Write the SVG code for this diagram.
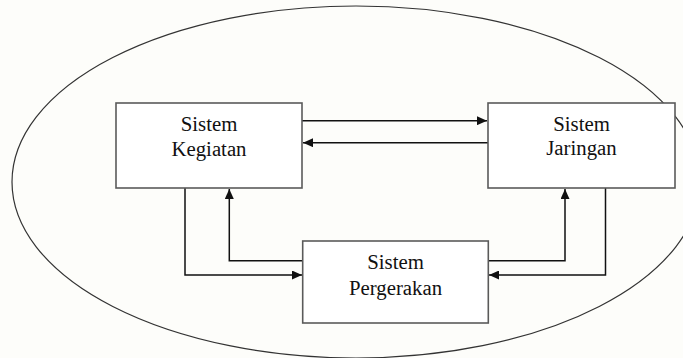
<svg xmlns="http://www.w3.org/2000/svg" width="683" height="358" viewBox="0 0 683 358">
<defs>
<style>
.box{fill:#ffffff;stroke:#5a5a5a;stroke-width:1.6}
.lbl{font-family:"Liberation Serif","Times New Roman",serif;font-size:20.8px;fill:#111;text-anchor:middle}
.con{fill:none;stroke:#111;stroke-width:1.5}
.env{fill:none;stroke:#333;stroke-width:1.2}
</style>
<marker id="ah" viewBox="0 0 10 9" refX="10" refY="4.5" markerWidth="10" markerHeight="9" markerUnits="userSpaceOnUse" orient="auto">
<path d="M0,0 L10,4.5 L0,9 Z" fill="#111"/>
</marker>
</defs>
<rect width="683" height="358" fill="#fdfdfa"/>
<g id="environment">
<ellipse class="env" cx="356" cy="182" rx="344" ry="176"/>
</g>
<g id="connectors">
<path class="con" d="M302,120.7 H487" marker-end="url(#ah)"/>
<path class="con" d="M488,142.7 H303" marker-end="url(#ah)"/>
<path class="con" d="M185,188 V275 H302" marker-end="url(#ah)"/>
<path class="con" d="M302.7,260.7 H229.3 V189" marker-end="url(#ah)"/>
<path class="con" d="M488.3,260.7 H565 V189" marker-end="url(#ah)"/>
<path class="con" d="M605.5,188 V275 H489" marker-end="url(#ah)"/>
</g>
<g id="sistem-kegiatan">
<rect class="box" x="116" y="103" width="186" height="85"/>
<text class="lbl" x="209" y="130.7">Sistem</text>
<text class="lbl" x="209" y="156">Kegiatan</text>
</g>
<g id="sistem-jaringan">
<rect class="box" x="488" y="103" width="187" height="85"/>
<text class="lbl" x="581.5" y="130.7">Sistem</text>
<text class="lbl" x="581.5" y="155">Jaringan</text>
</g>
<g id="sistem-pergerakan">
<rect class="box" x="302.7" y="241" width="185.6" height="82"/>
<text class="lbl" x="395.5" y="269.3">Sistem</text>
<text class="lbl" x="395.5" y="295">Pergerakan</text>
</g>
</svg>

● **TASK DIRECTIONS**
Keep the pictures out of the copy and write out the data exactly as it stands.

● **OUTPUT**
Write the SVG code for this diagram.
<svg xmlns="http://www.w3.org/2000/svg" width="683" height="358" viewBox="0 0 683 358">
<defs>
<style>
.box{fill:#ffffff;stroke:#5a5a5a;stroke-width:1.6}
.lbl{font-family:"Liberation Serif","Times New Roman",serif;font-size:20.8px;fill:#111;text-anchor:middle}
.con{fill:none;stroke:#111;stroke-width:1.5}
.env{fill:none;stroke:#333;stroke-width:1.2}
</style>
<marker id="ah" viewBox="0 0 10 9" refX="10" refY="4.5" markerWidth="10" markerHeight="9" markerUnits="userSpaceOnUse" orient="auto">
<path d="M0,0 L10,4.5 L0,9 Z" fill="#111"/>
</marker>
</defs>
<rect width="683" height="358" fill="#fdfdfa"/>
<g id="environment">
<ellipse class="env" cx="356" cy="182" rx="344" ry="176"/>
</g>
<g id="connectors">
<path class="con" d="M302,120.7 H487" marker-end="url(#ah)"/>
<path class="con" d="M488,142.7 H303" marker-end="url(#ah)"/>
<path class="con" d="M185,188 V275 H302" marker-end="url(#ah)"/>
<path class="con" d="M302.7,260.7 H229.3 V189" marker-end="url(#ah)"/>
<path class="con" d="M488.3,260.7 H565 V189" marker-end="url(#ah)"/>
<path class="con" d="M605.5,188 V275 H489" marker-end="url(#ah)"/>
</g>
<g id="sistem-kegiatan">
<rect class="box" x="116" y="103" width="186" height="85"/>
<text class="lbl" x="209" y="130.7">Sistem</text>
<text class="lbl" x="209" y="156">Kegiatan</text>
</g>
<g id="sistem-jaringan">
<rect class="box" x="488" y="103" width="187" height="85"/>
<text class="lbl" x="581.5" y="130.7">Sistem</text>
<text class="lbl" x="581.5" y="155">Jaringan</text>
</g>
<g id="sistem-pergerakan">
<rect class="box" x="302.7" y="241" width="185.6" height="82"/>
<text class="lbl" x="395.5" y="269.3">Sistem</text>
<text class="lbl" x="395.5" y="295">Pergerakan</text>
</g>
</svg>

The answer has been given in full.